Four years ago, the 2019 Fifa Women’s World Cup, won by the US, was hailed as a pinnacle moment for women’s football. The accolade was deserved. But if 2019 was a pinnacle, what can be said about this year’s even more remarkable contest? The 2023 World Cup reaches a peak in Sydney on Sunday, when England and Spain face each other in the final. Yet if the contest over the last month proves one big thing, it is that, in women’s football, every pinnacle and peak still conceals another even higher one than the summit just reached.
The achievements of 2023 go beyond even England’s understandable delight and excitement at reaching – and hopefully winning – a first football World Cup final since the men’s now long distant victory in 1966. The most important of these wider successes is this tournament’s wonderful confirmation of real strength in depth in the women’s game on every continent. Although two European sides will contest the final, the global attainment gap is everywhere narrowing. Australia, Colombia and Japan deservedly reached the last eight (and Australia went further). Jamaica and Nigeria came close to joining them. China, Morocco, the Philippines, South Africa and Zambia all won group stage games. It can only be a matter of time before an African, Asian, Caribbean or Oceanian team gets to the final.
Traditional boundaries have been breached in other ways too. The breakthrough among the Australian and New Zealand publics has been nationwide and inclusive, with unrivalled eruptions of engagement. Significantly, much groundwork has been done out of sight over long years, in schools and among migrant communities, without the big sponsorship and marketing that follows men’s rugby or Australian rules football. Even so, in both of these sports-mad nations, crowd numbers have been high and TV viewing figures have broken almost every record. A peak of 11.2 million Australians – out of a population of 26 million – tuned in to watch Wednesday’s semi-final against England. There are global lessons here about the potential of new markets for women’s sport.

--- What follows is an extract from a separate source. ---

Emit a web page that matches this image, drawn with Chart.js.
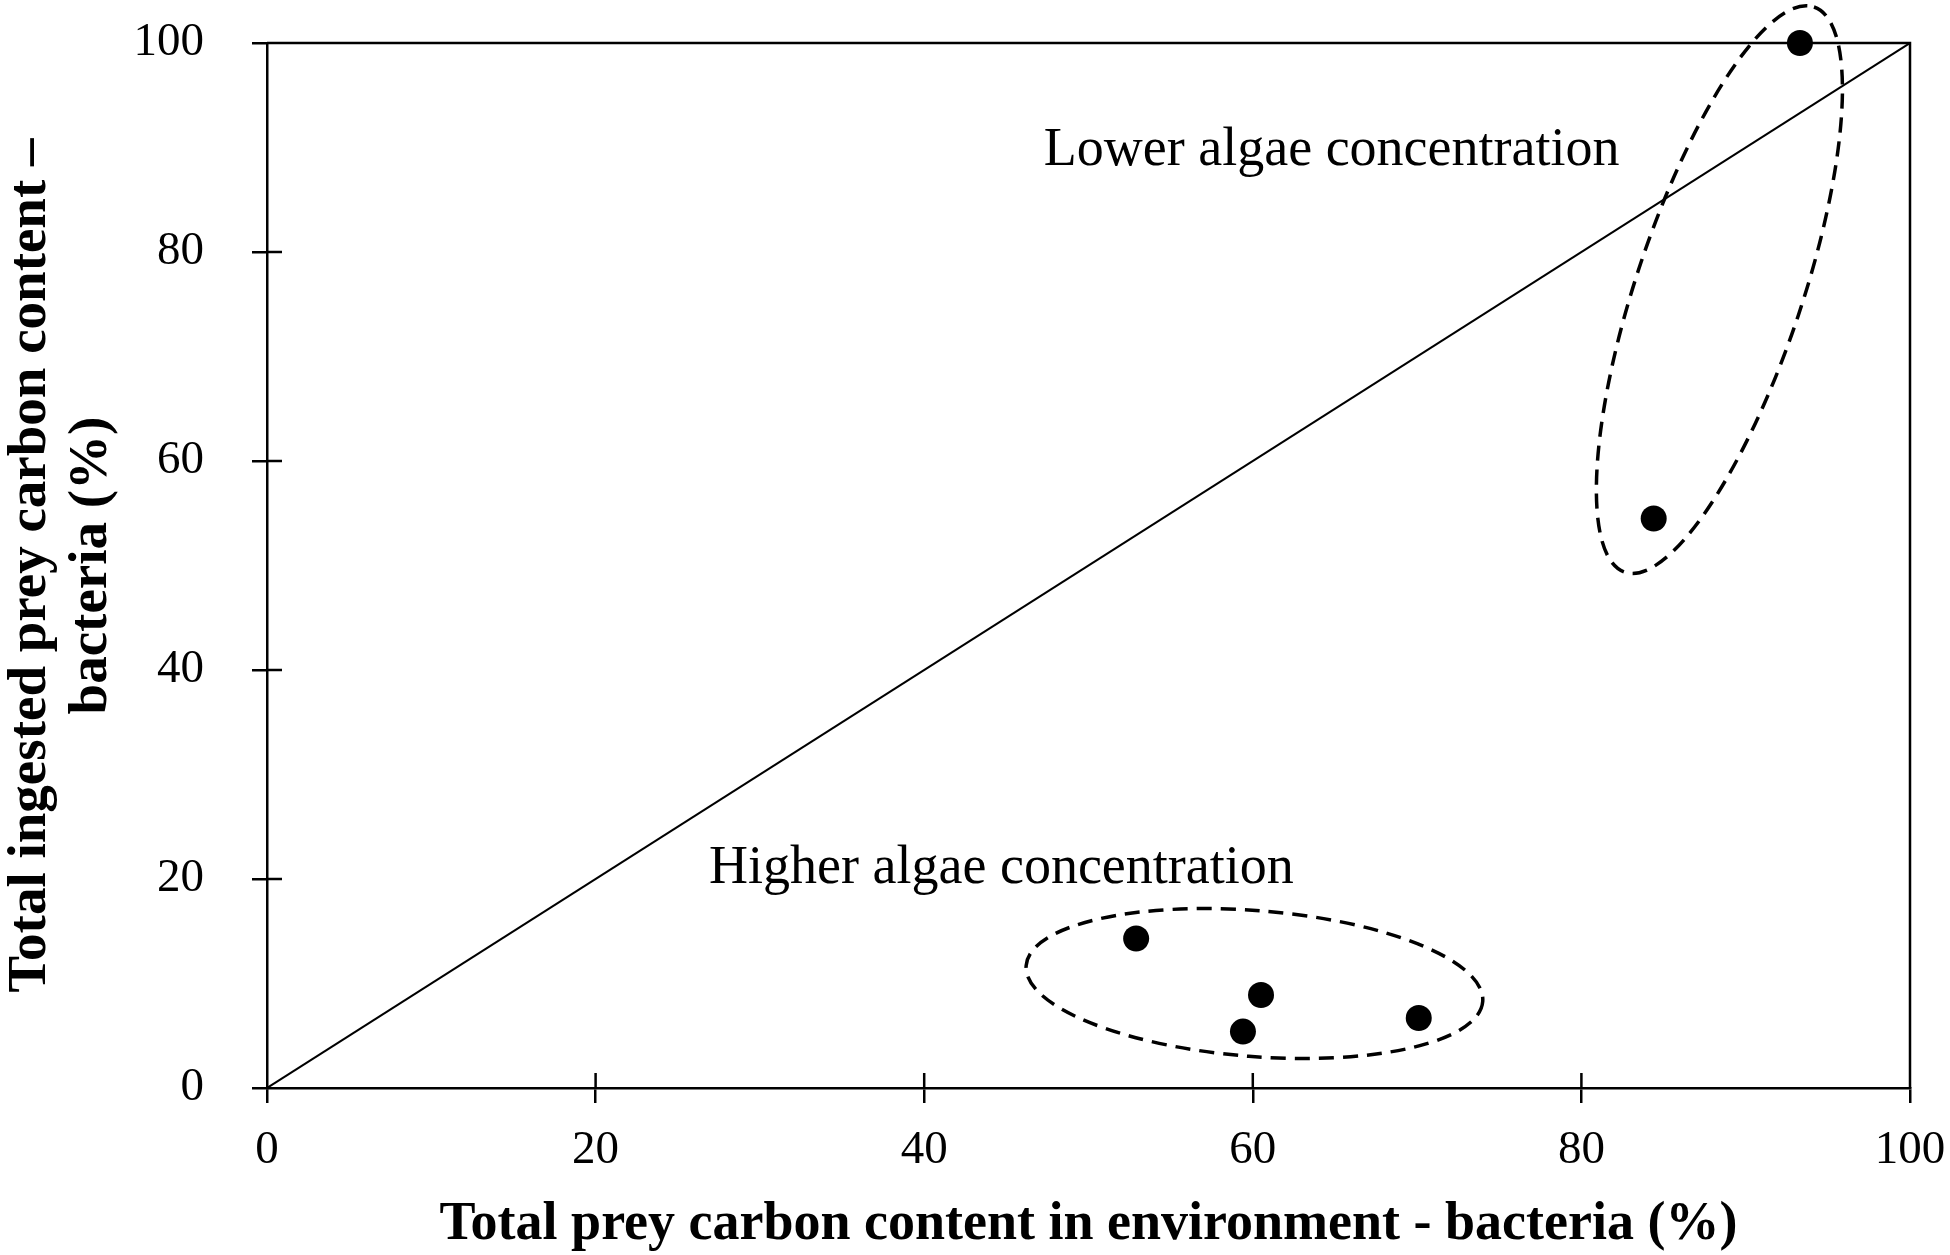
<!DOCTYPE html>
<html>
<head>
<meta charset="utf-8">
<title>Prey carbon content</title>
<script src="https://cdn.jsdelivr.net/npm/chart.js@4.4.1/dist/chart.umd.min.js"></script>
<style>
  html, body { margin: 0; padding: 0; background: #fff; }
  #wrap { width: 1950px; height: 1255px; }
</style>
</head>
<body>
<div id="wrap"><canvas id="chart"></canvas></div>
<script>
/* values */
const envBacteria = [93.3, 84.4, 52.9, 60.5, 59.4, 70.1];       // x, %
const ingestedBacteria = [100, 54.5, 14.3, 8.9, 5.4, 6.7];     // y, %
const oneToOneX = [0, 100];
const oneToOneY = [0, 100];
const tickValues = [0, 20, 40, 60, 80, 100];

const xTitle = 'Total prey carbon content in environment - bacteria (%)';
const yTitle = ['Total ingested prey carbon content \u2013', 'bacteria (%)'];

const SERIF = "'Liberation Serif', 'Times New Roman', serif";

/* annotation groups: centre in data units, ellipse size in pixels */
const groupLabels = [
  { text: 'Lower algae concentration', x: 64.8, y: 88.3 },
  { text: 'Higher algae concentration', x: 44.7, y: 19.6 }
];
const groupEllipses = [
  { cx: 88.4, cy: 76.4, rx: 298, ry: 83, rot: -71.5 },
  { cx: 60.1, cy: 10.0, rx: 229, ry: 73, rot: 4.5 }
];

const points = envBacteria.map((x, i) => ({ x: x, y: ingestedBacteria[i] }));
const refLine = oneToOneX.map((x, i) => ({ x: x, y: oneToOneY[i] }));

// frame, inward tick marks, dashed ellipses and group labels
const figurePlugin = {
  id: 'figure',
  afterDraw(chart) {
    const ctx = chart.ctx;
    const a = chart.chartArea;
    const xs = chart.scales.x, ys = chart.scales.y;
    ctx.save();
    ctx.strokeStyle = '#000';
    ctx.lineWidth = 2.5;
    ctx.beginPath();
    ctx.moveTo(a.left, a.top);
    ctx.lineTo(a.right, a.top);
    ctx.lineTo(a.right, a.bottom);
    ctx.stroke();

    ctx.beginPath();
    tickValues.forEach(v => {
      if (v === 0 || v === 100) return;
      const px = xs.getPixelForValue(v);
      ctx.moveTo(px, a.bottom);
      ctx.lineTo(px, a.bottom - 15);
      const py = ys.getPixelForValue(v);
      ctx.moveTo(a.left, py);
      ctx.lineTo(a.left + 15, py);
    });
    ctx.stroke();

    ctx.lineWidth = 3.5;
    ctx.setLineDash([15, 9]);
    groupEllipses.forEach(e => {
      ctx.beginPath();
      ctx.ellipse(xs.getPixelForValue(e.cx), ys.getPixelForValue(e.cy),
        e.rx, e.ry, e.rot * Math.PI / 180, 0, Math.PI * 2);
      ctx.stroke();
    });
    ctx.setLineDash([]);

    ctx.fillStyle = '#000';
    ctx.font = '54px ' + SERIF;
    ctx.textAlign = 'center';
    ctx.textBaseline = 'alphabetic';
    groupLabels.forEach(l => {
      ctx.fillText(l.text, xs.getPixelForValue(l.x), ys.getPixelForValue(l.y));
    });
    ctx.restore();
  }
};

// keep tick labels from pushing the plot area in
const noOverflow = s => {
  s.paddingTop = 0; s.paddingBottom = 0;
  s.paddingLeft = 0; s.paddingRight = 0;
};

const axisCommon = {
  type: 'linear',
  min: 0,
  max: 100,
  afterBuildTicks: s => { s.ticks = tickValues.map(v => ({ value: v })); },
  border: { display: true, color: '#000', width: 2.5 },
  grid: { drawOnChartArea: false, drawTicks: true, tickLength: 15, color: '#000', lineWidth: 2.5 },
};

new Chart(document.getElementById('chart'), {
  type: 'scatter',
  data: {
    datasets: [
      {
        label: '1:1',
        data: refLine,
        showLine: true,
        borderColor: '#000',
        borderWidth: 2,
        pointRadius: 0,
        order: 2
      },
      {
        label: 'bacteria',
        data: points,
        backgroundColor: '#000',
        borderWidth: 0,
        pointRadius: 13,
        pointHoverRadius: 13,
        clip: false,
        order: 1
      }
    ]
  },
  options: {
    responsive: true,
    maintainAspectRatio: false,
    devicePixelRatio: 1,
    animation: false,
    layout: { padding: { top: 43, right: 40, bottom: 0, left: 0 } },
    plugins: {
      legend: { display: false },
      tooltip: { enabled: false }
    },
    scales: {
      x: Object.assign({}, axisCommon, {
        position: 'bottom',
        afterFit: s => { s.height = 167; noOverflow(s); },
        ticks: { color: '#000', font: { family: SERIF, size: 47 }, padding: 19, maxRotation: 0 },
        title: {
          display: true,
          text: xTitle,
          color: '#000',
          font: { family: SERIF, size: 54, weight: 'bold', lineHeight: 1.1 },
          padding: { top: 0, bottom: 0 }
        }
      }),
      y: Object.assign({}, axisCommon, {
        position: 'left',
        afterFit: s => { s.width = 267; noOverflow(s); },
        ticks: { color: '#000', font: { family: SERIF, size: 47 }, padding: 48 },
        title: {
          display: true,
          text: yTitle,
          color: '#000',
          font: { family: SERIF, size: 55, weight: 'bold', lineHeight: 1.11 },
          padding: { top: 0, bottom: 0 }
        }
      })
    }
  },
  plugins: [figurePlugin]
});
</script>
</body>
</html>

None of this is to pretend that everything about the 2023 World Cup has been the very best that it could possibly be. The quality of play, and the excitement of the contests, have both been thrillingly high. The beautiful game has repeatedly been seen at its best. But there has also been evidence of some of the cynicism and professionalism that can infect the men’s game. Fouls, dives, time wasting and negativity are no longer confined, if they ever were, to men’s football. Nor, off the pitch, is hyperbole.
Inequality still remains the game’s biggest scandal and the priority challenge that must be overcome. True, powerful lobbying of Fifa, world football’s governing body, by United States women has helped secure significant increases in the Women’s World Cup prize money this year. Teams with negligible financial backing, like Haiti and Jamaica, have genuinely benefited.
But the need to continue to grow the women’s game is held back by structural financial inequality. The disparity in Fifa’s prize money – £86m for the Women’s World Cup against £344m for last year’s men’s contest in Qatar – remains both huge and indefensible. Fifa says its “ambition” is to achieve pay parity by the next World Cups in the 2026 and 2027 contests. That needs to be turned from an aspiration into an achievement that can then be reinvested at the grassroots. If it is, the next Women’s World Cup may be an even greater pinnacle than this one.